During that time, my dad had never dated anyone. He has a circle of friends, mostly couples, that were also very good friends with my mom. They look out for him and some of the women are even possessive over him as I am. Once, my dad and I went to a wedding and I had just cut my hair. They saw us as they walked in my church, and didn’t recognize me and this one woman we know told me she was about to throw a fit because she thought he showed up with some random woman. In a loving and half joking way, of course.  

It’s weird, but comforting knowing that they watch out for him. I know, it’s selfish. I’m just not ready for my dad to date anyone, even though it’s been almost four years. 

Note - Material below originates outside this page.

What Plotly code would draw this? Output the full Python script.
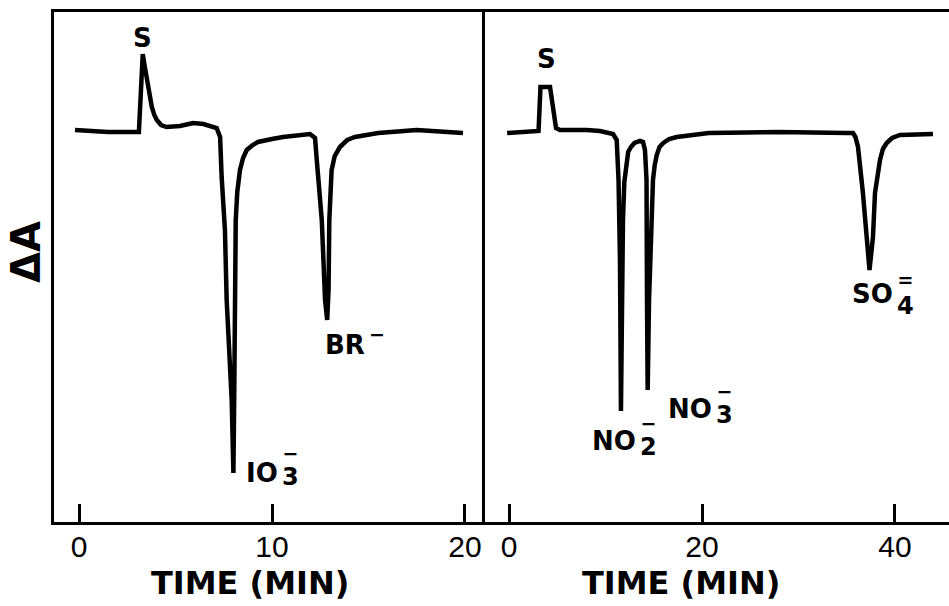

When I heard he was out with that lady, I called him to ask about it. I started crying on the phone. My dad said she was just a friend, laughed and said, “If I ever do meet anyone, don’t worry, you’ll be the first one I’ll let know.” It was the most awkward conversation ever. 

I have this memory that constantly plays though my mind when my mom was already sick. It was a few years before she died and she said, “If I ever die, don’t let your dad marry anyone else.” She said it in a joking manner, but I would’ve been thinking the same thing if I were her. 

And I’m sure they had many conversations about their lives together and what she would’ve wanted for him during that last year they spent together. I’m sure she told him she wanted him to be happy. And I know he shouldn’t be alone, but it’s just hard. I always wonder, when it happens, will I be nice to the woman? I know I have to be, but will I even be able to? I’m not looking forward to it at all.